* _Given data_
************

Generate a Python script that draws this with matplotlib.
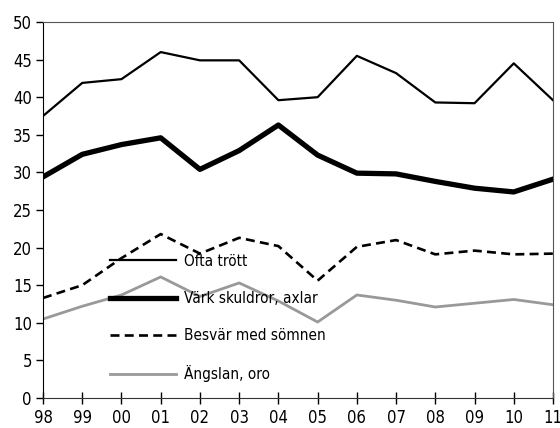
import numpy as np
import matplotlib
matplotlib.use('Agg')
import matplotlib.pyplot as plt

years = ['98', '99', '00', '01', '02', '03', '04', '05', '06', '07', '08', '09', '10', '11']

ofta_trott = [37.5, 41.9, 42.4, 46.0, 44.9, 44.9, 39.6, 40.0, 45.5, 43.2, 39.3, 39.2, 44.5, 39.6]
vark_skuldror = [29.4, 32.4, 33.7, 34.6, 30.4, 32.9, 36.3, 32.3, 29.9, 29.8, 28.8, 27.9, 27.4, 29.1]
besvar_somnen = [13.3, 15.0, 18.6, 21.8, 19.2, 21.3, 20.2, 15.6, 20.1, 21.0, 19.1, 19.6, 19.1, 19.2]
angslan_oro = [10.5, 12.2, 13.7, 16.1, 13.5, 15.3, 12.9, 10.1, 13.7, 13.0, 12.1, 12.6, 13.1, 12.4]

# narrow look, like the original
plt.rcParams['font.family'] = ['DejaVu Sans']
plt.rcParams['font.stretch'] = 'condensed'

fig = plt.figure(figsize=(5.6, 4.28), dpi=100)
ax = fig.add_axes([0.0768, 0.0701, 0.9107, 0.8785])

x = np.arange(len(years))
ax.plot(x, ofta_trott, color='black', lw=1.6, label='Ofta trött')
ax.plot(x, vark_skuldror, color='black', lw=3.8, label='Värk skuldror, axlar')
ax.plot(x, besvar_somnen, color='black', lw=1.9, dashes=(3.4, 2.0), label='Besvär med sömnen')
ax.plot(x, angslan_oro, color='#999999', lw=2.0, label='Ängslan, oro')

ax.set_xlim(0, len(years) - 1)
ax.set_ylim(0, 50)
ax.set_xticks(x)
ax.set_xticklabels(years)
ax.set_yticks(np.arange(0, 51, 5))
ax.tick_params(axis='x', direction='inout', length=8, width=1, labelsize=12, pad=4)
ax.tick_params(axis='y', direction='out', length=5, width=1, labelsize=12, pad=3)

for s in ['top', 'right']:
    ax.spines[s].set_color('#555555')
ax.spines['bottom'].set_color('#333333')
ax.spines['left'].set_color('black')

ax.legend(loc='upper left', bbox_to_anchor=(0.12, 0.40), frameon=False,
          fontsize=11, handlelength=4.3, labelspacing=1.45, handletextpad=0.5,
          borderaxespad=0)

fig.savefig('out.png', dpi=100)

************

* _Aim_
Leave out the pictures and reproduce the rest of the listing exactly.

* _Exercise output_
Generate a Python script that draws this with matplotlib.
import numpy as np
import matplotlib
matplotlib.use('Agg')
import matplotlib.pyplot as plt

years = ['98', '99', '00', '01', '02', '03', '04', '05', '06', '07', '08', '09', '10', '11']

ofta_trott = [37.5, 41.9, 42.4, 46.0, 44.9, 44.9, 39.6, 40.0, 45.5, 43.2, 39.3, 39.2, 44.5, 39.6]
vark_skuldror = [29.4, 32.4, 33.7, 34.6, 30.4, 32.9, 36.3, 32.3, 29.9, 29.8, 28.8, 27.9, 27.4, 29.1]
besvar_somnen = [13.3, 15.0, 18.6, 21.8, 19.2, 21.3, 20.2, 15.6, 20.1, 21.0, 19.1, 19.6, 19.1, 19.2]
angslan_oro = [10.5, 12.2, 13.7, 16.1, 13.5, 15.3, 12.9, 10.1, 13.7, 13.0, 12.1, 12.6, 13.1, 12.4]

# narrow look, like the original
plt.rcParams['font.family'] = ['DejaVu Sans']
plt.rcParams['font.stretch'] = 'condensed'

fig = plt.figure(figsize=(5.6, 4.28), dpi=100)
ax = fig.add_axes([0.0768, 0.0701, 0.9107, 0.8785])

x = np.arange(len(years))
ax.plot(x, ofta_trott, color='black', lw=1.6, label='Ofta trött')
ax.plot(x, vark_skuldror, color='black', lw=3.8, label='Värk skuldror, axlar')
ax.plot(x, besvar_somnen, color='black', lw=1.9, dashes=(3.4, 2.0), label='Besvär med sömnen')
ax.plot(x, angslan_oro, color='#999999', lw=2.0, label='Ängslan, oro')

ax.set_xlim(0, len(years) - 1)
ax.set_ylim(0, 50)
ax.set_xticks(x)
ax.set_xticklabels(years)
ax.set_yticks(np.arange(0, 51, 5))
ax.tick_params(axis='x', direction='inout', length=8, width=1, labelsize=12, pad=4)
ax.tick_params(axis='y', direction='out', length=5, width=1, labelsize=12, pad=3)

for s in ['top', 'right']:
    ax.spines[s].set_color('#555555')
ax.spines['bottom'].set_color('#333333')
ax.spines['left'].set_color('black')

ax.legend(loc='upper left', bbox_to_anchor=(0.12, 0.40), frameon=False,
          fontsize=11, handlelength=4.3, labelspacing=1.45, handletextpad=0.5,
          borderaxespad=0)

fig.savefig('out.png', dpi=100)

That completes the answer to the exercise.